> **What to produce**
Go through the listing and set it down exactly, leaving out its pictures.

> **Data**
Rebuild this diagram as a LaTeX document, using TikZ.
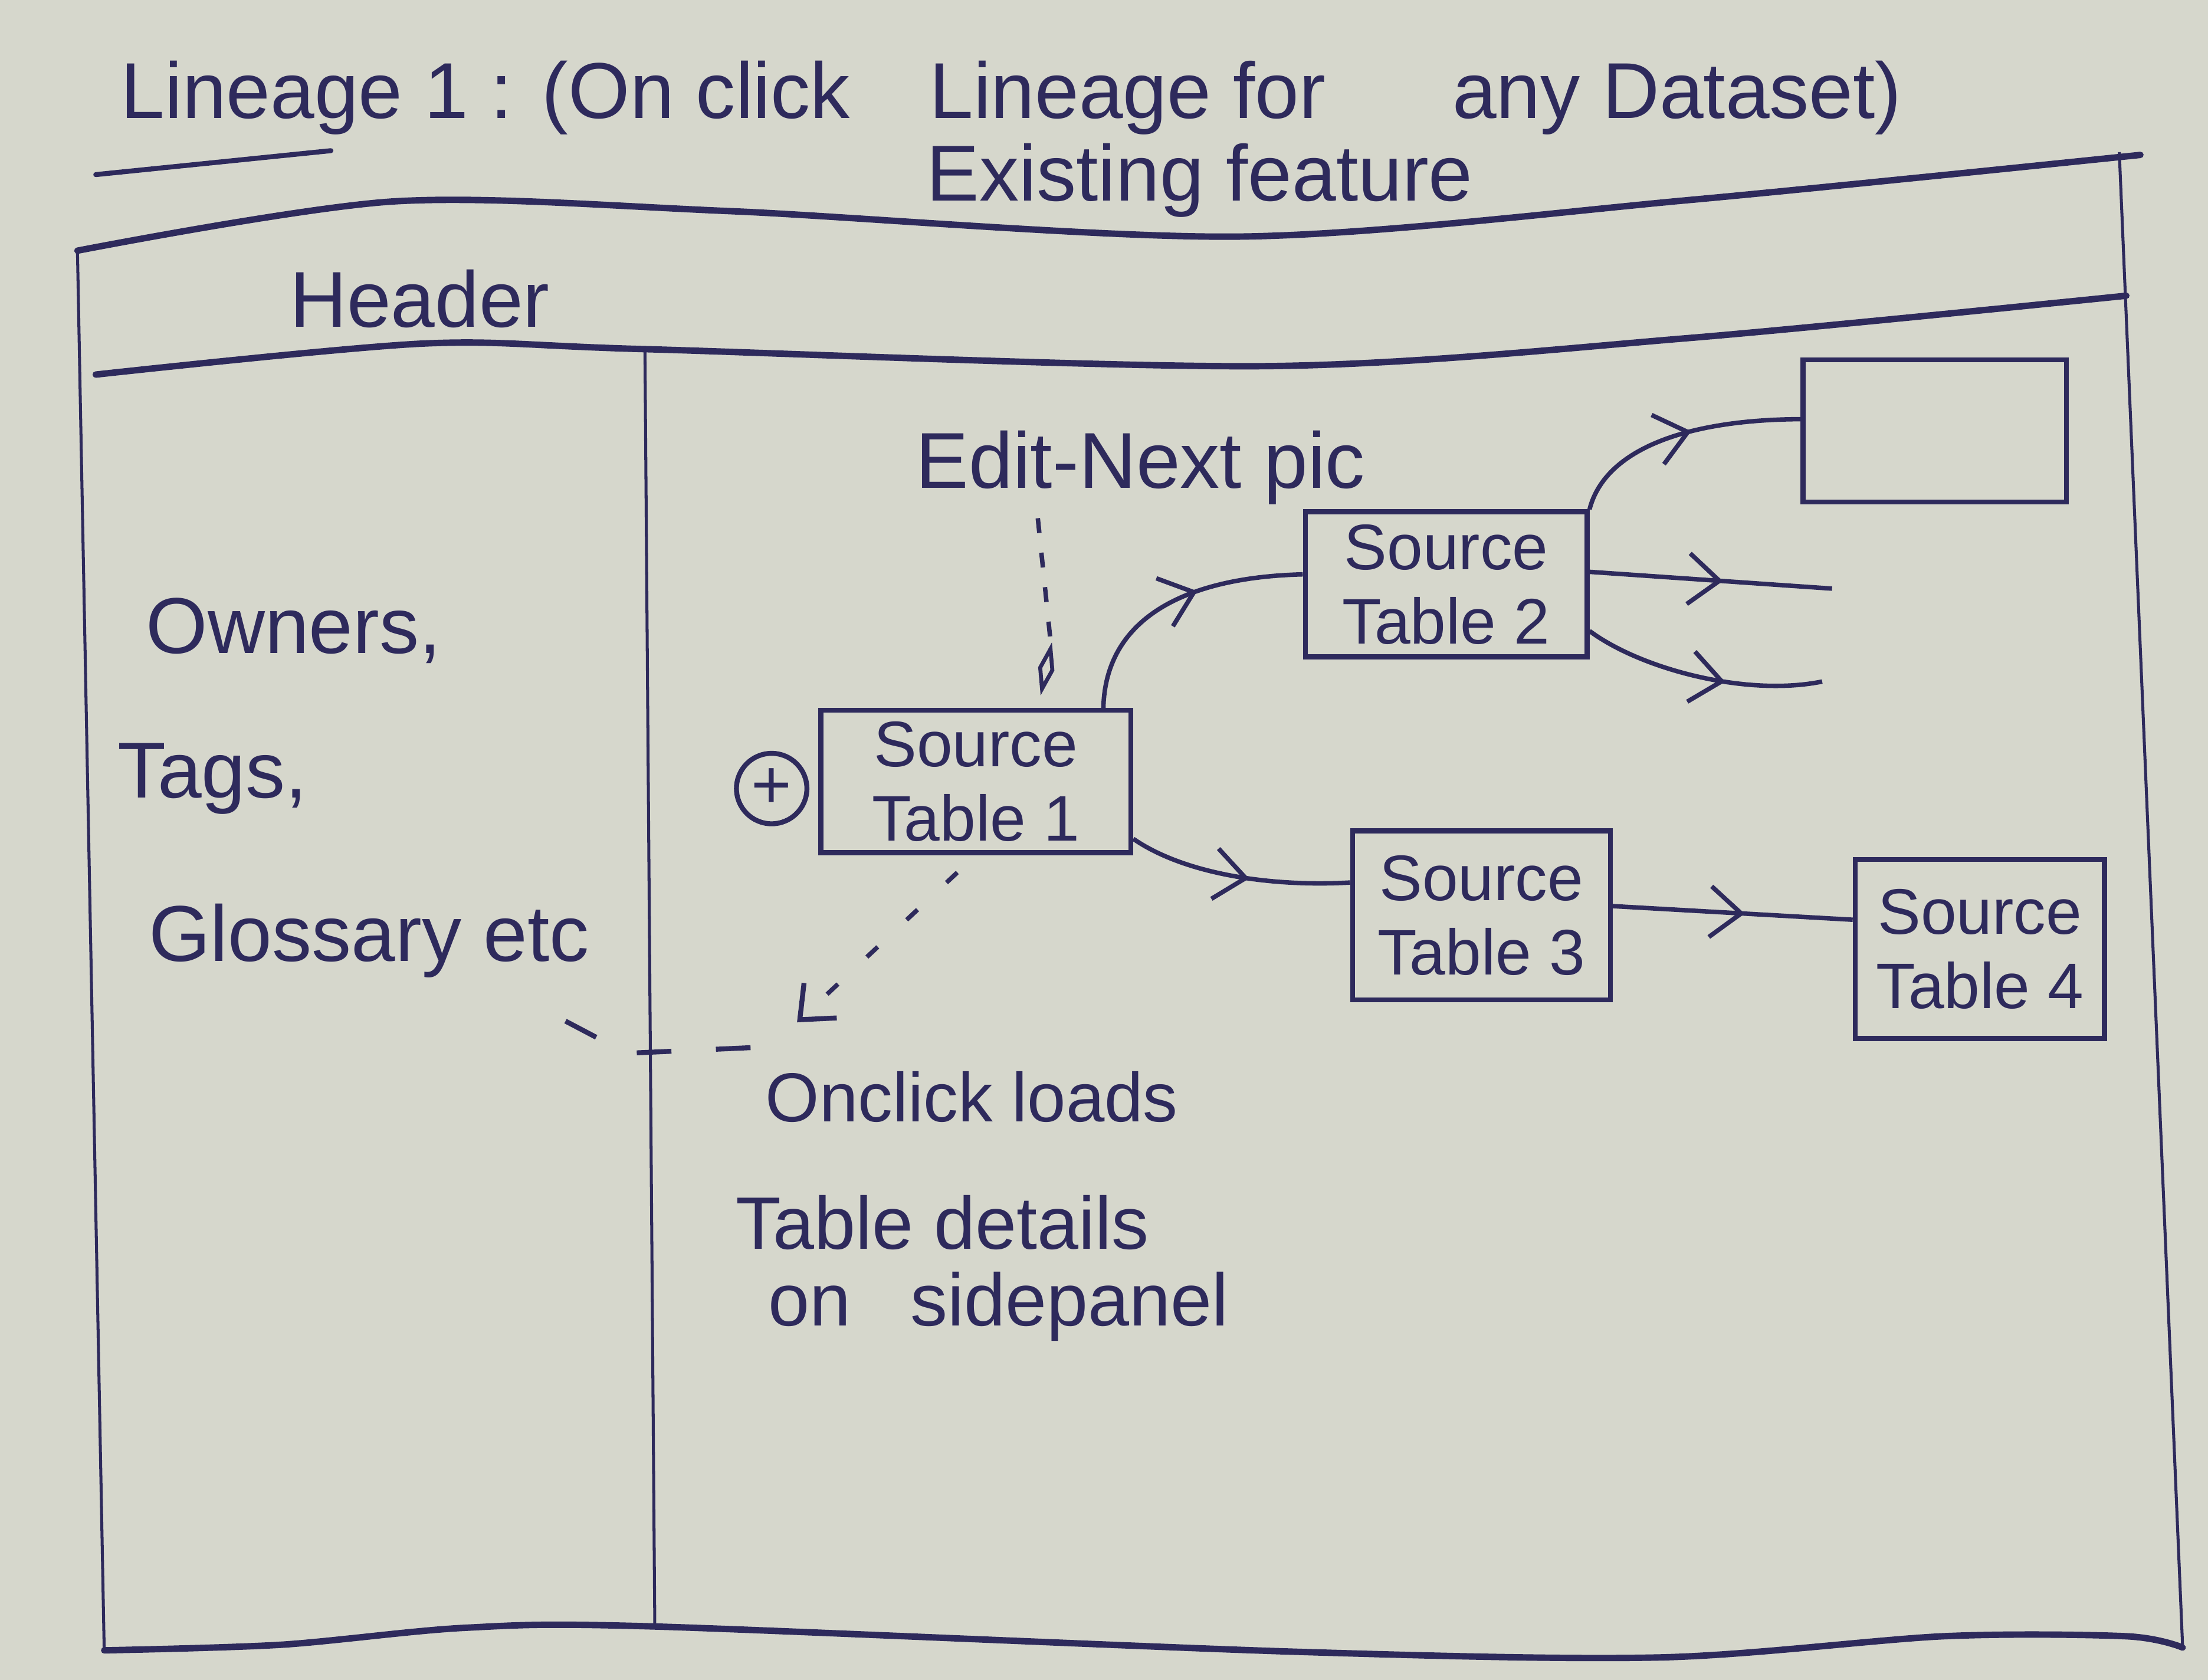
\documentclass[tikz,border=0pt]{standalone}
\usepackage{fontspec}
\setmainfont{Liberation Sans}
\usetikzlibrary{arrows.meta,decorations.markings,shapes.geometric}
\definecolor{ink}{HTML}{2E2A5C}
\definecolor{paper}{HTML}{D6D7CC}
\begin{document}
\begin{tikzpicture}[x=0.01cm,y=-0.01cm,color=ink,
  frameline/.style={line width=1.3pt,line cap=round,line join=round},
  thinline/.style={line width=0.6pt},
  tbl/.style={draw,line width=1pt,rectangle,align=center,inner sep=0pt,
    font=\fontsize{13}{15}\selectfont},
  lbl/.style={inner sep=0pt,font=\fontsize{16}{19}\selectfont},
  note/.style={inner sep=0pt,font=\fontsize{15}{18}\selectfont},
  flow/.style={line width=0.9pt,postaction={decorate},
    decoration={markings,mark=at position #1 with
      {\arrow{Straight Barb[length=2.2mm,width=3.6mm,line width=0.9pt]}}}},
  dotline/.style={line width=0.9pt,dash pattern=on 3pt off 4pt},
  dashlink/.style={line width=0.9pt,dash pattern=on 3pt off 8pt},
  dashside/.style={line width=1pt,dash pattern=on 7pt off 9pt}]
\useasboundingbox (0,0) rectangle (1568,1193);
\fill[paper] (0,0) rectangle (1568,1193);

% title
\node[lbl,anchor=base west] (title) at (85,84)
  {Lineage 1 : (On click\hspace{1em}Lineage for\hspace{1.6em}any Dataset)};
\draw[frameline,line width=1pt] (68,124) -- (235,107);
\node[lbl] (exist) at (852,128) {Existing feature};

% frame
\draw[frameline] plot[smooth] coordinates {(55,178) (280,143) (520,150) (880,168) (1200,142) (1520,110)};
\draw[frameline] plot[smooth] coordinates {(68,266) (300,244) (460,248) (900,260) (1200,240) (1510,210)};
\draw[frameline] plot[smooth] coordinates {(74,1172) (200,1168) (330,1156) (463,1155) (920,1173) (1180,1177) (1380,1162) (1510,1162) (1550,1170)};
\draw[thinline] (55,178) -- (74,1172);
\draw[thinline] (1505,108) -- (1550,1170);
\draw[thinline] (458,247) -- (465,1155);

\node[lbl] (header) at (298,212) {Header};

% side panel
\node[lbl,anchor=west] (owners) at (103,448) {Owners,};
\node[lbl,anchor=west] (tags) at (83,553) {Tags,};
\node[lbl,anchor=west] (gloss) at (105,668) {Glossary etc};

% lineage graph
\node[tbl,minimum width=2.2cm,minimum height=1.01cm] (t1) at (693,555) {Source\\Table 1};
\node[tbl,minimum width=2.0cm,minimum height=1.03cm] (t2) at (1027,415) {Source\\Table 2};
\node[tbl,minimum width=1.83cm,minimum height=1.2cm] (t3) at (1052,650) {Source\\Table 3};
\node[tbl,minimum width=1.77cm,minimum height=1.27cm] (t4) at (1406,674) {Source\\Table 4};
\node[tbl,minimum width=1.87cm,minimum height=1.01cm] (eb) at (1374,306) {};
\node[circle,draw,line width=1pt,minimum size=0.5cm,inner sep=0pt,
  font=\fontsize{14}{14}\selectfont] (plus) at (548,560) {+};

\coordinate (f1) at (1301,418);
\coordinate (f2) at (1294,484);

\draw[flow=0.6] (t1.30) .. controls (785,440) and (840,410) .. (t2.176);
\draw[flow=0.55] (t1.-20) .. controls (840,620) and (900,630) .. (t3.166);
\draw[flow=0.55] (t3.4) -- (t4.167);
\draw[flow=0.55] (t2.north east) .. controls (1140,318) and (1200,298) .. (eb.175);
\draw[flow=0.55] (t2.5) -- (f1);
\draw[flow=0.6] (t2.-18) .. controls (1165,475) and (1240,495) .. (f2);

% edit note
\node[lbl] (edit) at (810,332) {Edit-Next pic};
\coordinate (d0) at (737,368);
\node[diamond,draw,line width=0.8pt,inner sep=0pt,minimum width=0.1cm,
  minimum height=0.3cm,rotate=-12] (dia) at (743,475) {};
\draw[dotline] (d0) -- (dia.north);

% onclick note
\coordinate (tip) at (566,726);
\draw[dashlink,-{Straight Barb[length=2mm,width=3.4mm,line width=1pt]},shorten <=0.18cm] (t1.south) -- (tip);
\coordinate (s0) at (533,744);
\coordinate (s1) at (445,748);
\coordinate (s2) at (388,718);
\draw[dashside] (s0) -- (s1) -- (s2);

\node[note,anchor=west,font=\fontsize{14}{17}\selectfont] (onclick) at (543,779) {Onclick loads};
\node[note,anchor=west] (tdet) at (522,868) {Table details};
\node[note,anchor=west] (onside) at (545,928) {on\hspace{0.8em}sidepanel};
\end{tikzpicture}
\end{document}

> **The response**
Rebuild this diagram as a LaTeX document, using TikZ.
\documentclass[tikz,border=0pt]{standalone}
\usepackage{fontspec}
\setmainfont{Liberation Sans}
\usetikzlibrary{arrows.meta,decorations.markings,shapes.geometric}
\definecolor{ink}{HTML}{2E2A5C}
\definecolor{paper}{HTML}{D6D7CC}
\begin{document}
\begin{tikzpicture}[x=0.01cm,y=-0.01cm,color=ink,
  frameline/.style={line width=1.3pt,line cap=round,line join=round},
  thinline/.style={line width=0.6pt},
  tbl/.style={draw,line width=1pt,rectangle,align=center,inner sep=0pt,
    font=\fontsize{13}{15}\selectfont},
  lbl/.style={inner sep=0pt,font=\fontsize{16}{19}\selectfont},
  note/.style={inner sep=0pt,font=\fontsize{15}{18}\selectfont},
  flow/.style={line width=0.9pt,postaction={decorate},
    decoration={markings,mark=at position #1 with
      {\arrow{Straight Barb[length=2.2mm,width=3.6mm,line width=0.9pt]}}}},
  dotline/.style={line width=0.9pt,dash pattern=on 3pt off 4pt},
  dashlink/.style={line width=0.9pt,dash pattern=on 3pt off 8pt},
  dashside/.style={line width=1pt,dash pattern=on 7pt off 9pt}]
\useasboundingbox (0,0) rectangle (1568,1193);
\fill[paper] (0,0) rectangle (1568,1193);

% title
\node[lbl,anchor=base west] (title) at (85,84)
  {Lineage 1 : (On click\hspace{1em}Lineage for\hspace{1.6em}any Dataset)};
\draw[frameline,line width=1pt] (68,124) -- (235,107);
\node[lbl] (exist) at (852,128) {Existing feature};

% frame
\draw[frameline] plot[smooth] coordinates {(55,178) (280,143) (520,150) (880,168) (1200,142) (1520,110)};
\draw[frameline] plot[smooth] coordinates {(68,266) (300,244) (460,248) (900,260) (1200,240) (1510,210)};
\draw[frameline] plot[smooth] coordinates {(74,1172) (200,1168) (330,1156) (463,1155) (920,1173) (1180,1177) (1380,1162) (1510,1162) (1550,1170)};
\draw[thinline] (55,178) -- (74,1172);
\draw[thinline] (1505,108) -- (1550,1170);
\draw[thinline] (458,247) -- (465,1155);

\node[lbl] (header) at (298,212) {Header};

% side panel
\node[lbl,anchor=west] (owners) at (103,448) {Owners,};
\node[lbl,anchor=west] (tags) at (83,553) {Tags,};
\node[lbl,anchor=west] (gloss) at (105,668) {Glossary etc};

% lineage graph
\node[tbl,minimum width=2.2cm,minimum height=1.01cm] (t1) at (693,555) {Source\\Table 1};
\node[tbl,minimum width=2.0cm,minimum height=1.03cm] (t2) at (1027,415) {Source\\Table 2};
\node[tbl,minimum width=1.83cm,minimum height=1.2cm] (t3) at (1052,650) {Source\\Table 3};
\node[tbl,minimum width=1.77cm,minimum height=1.27cm] (t4) at (1406,674) {Source\\Table 4};
\node[tbl,minimum width=1.87cm,minimum height=1.01cm] (eb) at (1374,306) {};
\node[circle,draw,line width=1pt,minimum size=0.5cm,inner sep=0pt,
  font=\fontsize{14}{14}\selectfont] (plus) at (548,560) {+};

\coordinate (f1) at (1301,418);
\coordinate (f2) at (1294,484);

\draw[flow=0.6] (t1.30) .. controls (785,440) and (840,410) .. (t2.176);
\draw[flow=0.55] (t1.-20) .. controls (840,620) and (900,630) .. (t3.166);
\draw[flow=0.55] (t3.4) -- (t4.167);
\draw[flow=0.55] (t2.north east) .. controls (1140,318) and (1200,298) .. (eb.175);
\draw[flow=0.55] (t2.5) -- (f1);
\draw[flow=0.6] (t2.-18) .. controls (1165,475) and (1240,495) .. (f2);

% edit note
\node[lbl] (edit) at (810,332) {Edit-Next pic};
\coordinate (d0) at (737,368);
\node[diamond,draw,line width=0.8pt,inner sep=0pt,minimum width=0.1cm,
  minimum height=0.3cm,rotate=-12] (dia) at (743,475) {};
\draw[dotline] (d0) -- (dia.north);

% onclick note
\coordinate (tip) at (566,726);
\draw[dashlink,-{Straight Barb[length=2mm,width=3.4mm,line width=1pt]},shorten <=0.18cm] (t1.south) -- (tip);
\coordinate (s0) at (533,744);
\coordinate (s1) at (445,748);
\coordinate (s2) at (388,718);
\draw[dashside] (s0) -- (s1) -- (s2);

\node[note,anchor=west,font=\fontsize{14}{17}\selectfont] (onclick) at (543,779) {Onclick loads};
\node[note,anchor=west] (tdet) at (522,868) {Table details};
\node[note,anchor=west] (onside) at (545,928) {on\hspace{0.8em}sidepanel};
\end{tikzpicture}
\end{document}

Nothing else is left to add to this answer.